Not touched enough to talk to any Mormons, apparently, because the Mormon characters' dialogue doesn't ring true and all the imagery looks like it was taken from a book that didn't have diagrams. The angels aren't Mormon angels, they've got a Gnostic thing going on, which is cool, but Gnostic angels shouldn't be giving out golden plates. It feels like someone tried to put Mormonism into their preexisting D&D campaign to make the new player feel welcome.
The casting of Patrick Wilson as Joe Pitt is spot-on, and he does have the Mormon body language down pat. But when you show a Mormon character in 1985 drinking a Coke and I have to wonder "Is this a shocking, subtle piece of foreshadowing, or did someone not do their homework?", I'm going to err on the side of undone homework.
On the plus side, Emma Thompson's barely-keeping-it-together angel is great, and captures the "this is no way to run a railroad!" attitude I associate with Gnosticism.

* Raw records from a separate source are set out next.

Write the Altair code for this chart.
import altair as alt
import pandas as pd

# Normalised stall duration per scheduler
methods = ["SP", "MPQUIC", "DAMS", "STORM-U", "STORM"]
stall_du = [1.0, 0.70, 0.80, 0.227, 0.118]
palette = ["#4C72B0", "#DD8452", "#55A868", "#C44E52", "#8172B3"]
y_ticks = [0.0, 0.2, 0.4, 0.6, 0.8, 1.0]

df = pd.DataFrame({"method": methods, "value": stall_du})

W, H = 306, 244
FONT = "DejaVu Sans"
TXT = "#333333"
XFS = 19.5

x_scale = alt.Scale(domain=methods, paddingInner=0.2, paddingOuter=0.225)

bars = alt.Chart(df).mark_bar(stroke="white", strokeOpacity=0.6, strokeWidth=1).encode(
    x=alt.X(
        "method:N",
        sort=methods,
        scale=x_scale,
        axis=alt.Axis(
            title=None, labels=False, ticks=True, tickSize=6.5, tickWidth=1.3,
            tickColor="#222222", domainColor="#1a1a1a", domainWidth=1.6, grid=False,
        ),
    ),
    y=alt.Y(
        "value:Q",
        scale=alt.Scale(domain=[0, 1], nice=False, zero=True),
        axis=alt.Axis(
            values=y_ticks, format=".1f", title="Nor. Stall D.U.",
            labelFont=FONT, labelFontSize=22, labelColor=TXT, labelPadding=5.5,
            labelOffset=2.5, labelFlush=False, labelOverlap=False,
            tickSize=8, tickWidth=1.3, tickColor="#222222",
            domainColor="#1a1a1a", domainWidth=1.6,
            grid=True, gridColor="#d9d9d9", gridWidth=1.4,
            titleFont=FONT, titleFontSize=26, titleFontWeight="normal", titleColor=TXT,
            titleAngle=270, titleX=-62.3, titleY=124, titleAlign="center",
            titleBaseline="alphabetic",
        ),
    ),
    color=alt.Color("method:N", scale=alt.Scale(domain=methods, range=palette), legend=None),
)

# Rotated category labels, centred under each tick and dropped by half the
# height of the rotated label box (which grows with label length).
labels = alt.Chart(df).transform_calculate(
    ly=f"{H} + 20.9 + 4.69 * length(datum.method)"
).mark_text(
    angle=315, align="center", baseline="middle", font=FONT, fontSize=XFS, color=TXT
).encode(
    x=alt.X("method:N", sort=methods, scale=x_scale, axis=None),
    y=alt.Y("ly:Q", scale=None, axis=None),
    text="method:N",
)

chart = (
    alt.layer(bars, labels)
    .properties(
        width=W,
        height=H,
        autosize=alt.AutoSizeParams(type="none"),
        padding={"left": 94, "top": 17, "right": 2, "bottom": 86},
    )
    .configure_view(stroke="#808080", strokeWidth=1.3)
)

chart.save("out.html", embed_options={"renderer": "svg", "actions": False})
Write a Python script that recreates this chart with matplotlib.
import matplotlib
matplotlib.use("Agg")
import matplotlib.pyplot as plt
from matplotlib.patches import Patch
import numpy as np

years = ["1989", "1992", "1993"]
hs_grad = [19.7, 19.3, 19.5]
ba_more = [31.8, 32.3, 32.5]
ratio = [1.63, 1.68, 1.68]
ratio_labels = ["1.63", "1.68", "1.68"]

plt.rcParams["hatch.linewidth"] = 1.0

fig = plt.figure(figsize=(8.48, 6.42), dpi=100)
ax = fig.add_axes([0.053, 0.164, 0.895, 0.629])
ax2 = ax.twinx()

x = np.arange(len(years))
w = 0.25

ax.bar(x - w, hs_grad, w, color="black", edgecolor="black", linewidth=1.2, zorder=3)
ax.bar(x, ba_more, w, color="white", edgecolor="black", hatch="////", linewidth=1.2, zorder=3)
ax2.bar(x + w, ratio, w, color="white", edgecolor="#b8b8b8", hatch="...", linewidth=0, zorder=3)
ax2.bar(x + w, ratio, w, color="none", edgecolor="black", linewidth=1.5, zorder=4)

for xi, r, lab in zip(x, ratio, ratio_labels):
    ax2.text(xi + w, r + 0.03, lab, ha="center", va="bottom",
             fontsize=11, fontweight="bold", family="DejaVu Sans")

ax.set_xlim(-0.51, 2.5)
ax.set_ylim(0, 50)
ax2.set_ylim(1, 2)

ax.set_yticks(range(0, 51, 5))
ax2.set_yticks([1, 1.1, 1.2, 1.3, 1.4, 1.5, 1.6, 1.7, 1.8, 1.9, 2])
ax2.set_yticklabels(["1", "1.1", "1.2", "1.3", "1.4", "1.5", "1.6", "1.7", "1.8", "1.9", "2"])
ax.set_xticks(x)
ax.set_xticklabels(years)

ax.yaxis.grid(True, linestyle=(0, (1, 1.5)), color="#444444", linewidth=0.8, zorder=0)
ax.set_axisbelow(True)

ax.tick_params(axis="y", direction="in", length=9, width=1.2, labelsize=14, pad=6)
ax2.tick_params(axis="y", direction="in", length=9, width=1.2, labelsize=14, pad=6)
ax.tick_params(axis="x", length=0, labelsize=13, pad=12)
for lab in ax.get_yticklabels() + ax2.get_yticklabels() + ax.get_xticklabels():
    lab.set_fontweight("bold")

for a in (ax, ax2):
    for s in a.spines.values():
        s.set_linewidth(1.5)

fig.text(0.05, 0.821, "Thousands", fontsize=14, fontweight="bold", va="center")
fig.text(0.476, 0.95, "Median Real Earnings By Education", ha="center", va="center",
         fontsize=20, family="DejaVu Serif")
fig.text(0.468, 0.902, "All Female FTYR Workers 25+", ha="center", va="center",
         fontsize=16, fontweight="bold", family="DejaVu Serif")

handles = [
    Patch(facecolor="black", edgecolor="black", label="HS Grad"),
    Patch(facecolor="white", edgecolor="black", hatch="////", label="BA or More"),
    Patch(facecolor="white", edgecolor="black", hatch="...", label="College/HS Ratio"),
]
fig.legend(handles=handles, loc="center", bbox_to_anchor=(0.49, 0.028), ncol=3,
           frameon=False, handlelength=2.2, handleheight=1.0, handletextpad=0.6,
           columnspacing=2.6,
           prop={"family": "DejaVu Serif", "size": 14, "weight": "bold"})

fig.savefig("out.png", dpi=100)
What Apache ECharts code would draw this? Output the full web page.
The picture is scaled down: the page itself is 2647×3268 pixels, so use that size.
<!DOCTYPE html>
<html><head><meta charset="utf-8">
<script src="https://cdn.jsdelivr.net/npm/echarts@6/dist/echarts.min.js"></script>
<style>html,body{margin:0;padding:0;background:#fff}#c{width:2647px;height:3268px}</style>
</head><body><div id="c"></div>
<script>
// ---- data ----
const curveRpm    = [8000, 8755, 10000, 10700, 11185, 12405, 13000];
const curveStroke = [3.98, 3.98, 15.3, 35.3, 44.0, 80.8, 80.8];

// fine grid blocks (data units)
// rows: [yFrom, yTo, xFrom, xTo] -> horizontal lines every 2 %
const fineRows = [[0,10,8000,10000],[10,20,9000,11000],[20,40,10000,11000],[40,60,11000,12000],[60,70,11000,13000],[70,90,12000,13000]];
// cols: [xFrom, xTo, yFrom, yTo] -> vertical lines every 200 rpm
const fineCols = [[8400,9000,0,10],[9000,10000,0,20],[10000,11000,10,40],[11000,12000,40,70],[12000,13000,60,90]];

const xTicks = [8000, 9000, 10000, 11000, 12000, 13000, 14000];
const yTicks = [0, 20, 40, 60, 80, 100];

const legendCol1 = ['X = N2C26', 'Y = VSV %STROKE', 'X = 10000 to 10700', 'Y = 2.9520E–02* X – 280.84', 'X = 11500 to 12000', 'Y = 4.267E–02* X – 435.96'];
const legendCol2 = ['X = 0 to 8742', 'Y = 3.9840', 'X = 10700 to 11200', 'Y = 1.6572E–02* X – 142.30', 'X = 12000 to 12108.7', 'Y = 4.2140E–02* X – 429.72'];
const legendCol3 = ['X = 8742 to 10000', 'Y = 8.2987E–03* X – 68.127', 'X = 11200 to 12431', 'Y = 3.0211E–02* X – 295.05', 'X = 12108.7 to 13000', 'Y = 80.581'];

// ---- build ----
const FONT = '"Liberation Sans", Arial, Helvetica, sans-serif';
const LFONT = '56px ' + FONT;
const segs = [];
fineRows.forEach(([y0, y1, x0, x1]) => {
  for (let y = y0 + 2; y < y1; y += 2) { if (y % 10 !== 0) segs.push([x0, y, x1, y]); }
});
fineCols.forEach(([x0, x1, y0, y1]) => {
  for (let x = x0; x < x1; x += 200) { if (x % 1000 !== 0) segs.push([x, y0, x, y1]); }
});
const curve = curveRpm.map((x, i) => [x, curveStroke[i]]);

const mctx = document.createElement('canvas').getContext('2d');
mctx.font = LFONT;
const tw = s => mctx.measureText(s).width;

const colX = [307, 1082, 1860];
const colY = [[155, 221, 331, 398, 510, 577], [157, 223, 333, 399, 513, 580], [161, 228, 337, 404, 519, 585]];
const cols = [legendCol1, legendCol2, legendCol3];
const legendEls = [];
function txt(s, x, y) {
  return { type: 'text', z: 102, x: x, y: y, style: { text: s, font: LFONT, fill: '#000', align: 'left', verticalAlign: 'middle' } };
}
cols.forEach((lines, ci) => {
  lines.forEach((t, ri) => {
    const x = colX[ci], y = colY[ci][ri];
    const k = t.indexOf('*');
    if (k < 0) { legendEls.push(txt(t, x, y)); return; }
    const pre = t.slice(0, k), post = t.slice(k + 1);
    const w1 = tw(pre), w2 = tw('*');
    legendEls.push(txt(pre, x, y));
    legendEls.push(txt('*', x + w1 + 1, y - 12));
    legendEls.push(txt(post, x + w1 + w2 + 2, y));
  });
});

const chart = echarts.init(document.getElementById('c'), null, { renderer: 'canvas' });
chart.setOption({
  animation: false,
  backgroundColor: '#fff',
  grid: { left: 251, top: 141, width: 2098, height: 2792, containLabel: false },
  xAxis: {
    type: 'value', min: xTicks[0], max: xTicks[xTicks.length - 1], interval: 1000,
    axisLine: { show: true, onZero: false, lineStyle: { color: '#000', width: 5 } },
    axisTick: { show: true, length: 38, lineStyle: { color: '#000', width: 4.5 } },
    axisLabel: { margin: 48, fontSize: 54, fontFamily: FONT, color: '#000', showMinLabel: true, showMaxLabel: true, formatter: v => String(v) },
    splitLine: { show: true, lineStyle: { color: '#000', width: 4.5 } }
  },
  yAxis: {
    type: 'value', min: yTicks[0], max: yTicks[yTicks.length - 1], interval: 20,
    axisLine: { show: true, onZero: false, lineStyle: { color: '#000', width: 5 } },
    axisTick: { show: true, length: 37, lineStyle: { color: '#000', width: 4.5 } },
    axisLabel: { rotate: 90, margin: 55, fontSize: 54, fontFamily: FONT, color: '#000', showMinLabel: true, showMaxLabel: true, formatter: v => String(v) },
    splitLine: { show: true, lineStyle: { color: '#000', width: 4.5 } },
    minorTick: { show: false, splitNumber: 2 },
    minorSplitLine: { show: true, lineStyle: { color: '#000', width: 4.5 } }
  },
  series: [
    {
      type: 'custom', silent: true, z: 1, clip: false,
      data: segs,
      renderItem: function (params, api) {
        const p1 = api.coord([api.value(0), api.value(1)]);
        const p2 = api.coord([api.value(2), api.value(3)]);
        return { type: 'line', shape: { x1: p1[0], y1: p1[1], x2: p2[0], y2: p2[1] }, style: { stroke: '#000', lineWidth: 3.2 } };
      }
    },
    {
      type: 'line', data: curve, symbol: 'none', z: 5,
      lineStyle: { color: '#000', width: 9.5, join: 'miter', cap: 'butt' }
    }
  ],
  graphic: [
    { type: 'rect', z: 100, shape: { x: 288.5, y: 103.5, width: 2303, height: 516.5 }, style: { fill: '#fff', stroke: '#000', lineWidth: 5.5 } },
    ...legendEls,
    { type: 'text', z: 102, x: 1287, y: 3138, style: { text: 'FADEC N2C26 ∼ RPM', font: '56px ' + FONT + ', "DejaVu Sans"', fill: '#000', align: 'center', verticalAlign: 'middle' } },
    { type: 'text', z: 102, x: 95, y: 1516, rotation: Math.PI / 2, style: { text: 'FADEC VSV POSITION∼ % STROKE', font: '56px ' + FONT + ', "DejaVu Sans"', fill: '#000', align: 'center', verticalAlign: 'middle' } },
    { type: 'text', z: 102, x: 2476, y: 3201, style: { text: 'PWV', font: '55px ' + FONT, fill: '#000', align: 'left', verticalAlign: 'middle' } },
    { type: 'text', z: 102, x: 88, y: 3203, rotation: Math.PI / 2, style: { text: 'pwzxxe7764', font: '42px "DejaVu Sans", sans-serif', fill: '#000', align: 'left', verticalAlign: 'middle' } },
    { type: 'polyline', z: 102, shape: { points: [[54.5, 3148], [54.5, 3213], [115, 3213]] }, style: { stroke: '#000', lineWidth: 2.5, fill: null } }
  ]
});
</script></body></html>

I'm aware that my knowledge of Gnosticism is approximately on the level of Tony Kushner's knowledge of Mormonism, but ever since I saw those hot Gnostic angels at the subway stop I've wanted to watch a play about them.
As a bonus, let's also Spotlight The Bronson Pinchot Project (2012-2013): I don't know if I'd recommend this, but it is the most interesting home improvement show I've ever seen. Actor Bronson Pinchot has bought a bunch of properties in a small Pennsylvania town and he spends his time restoring them according to his vision. Said vision is charming when it comes to designing relaxing spaces to chill out and hang with friends or read, but vague and handwavy when it comes to taking a shower, or storing dry pasta or more than twenty books.
When Pinchot revealed that he uses the properties he's not currently renovating to store antiques and reclaimed materials for the renovations, Sumana uttered the line that summed it up: "He's running a Ponzi scheme on himself!" This turned out truer than I knew; in 2015 Pinchot filed bankruptcy and all the properties seen in the show were reposessed by creditors. Seems like he's still making good money as an audiobook narrator, though.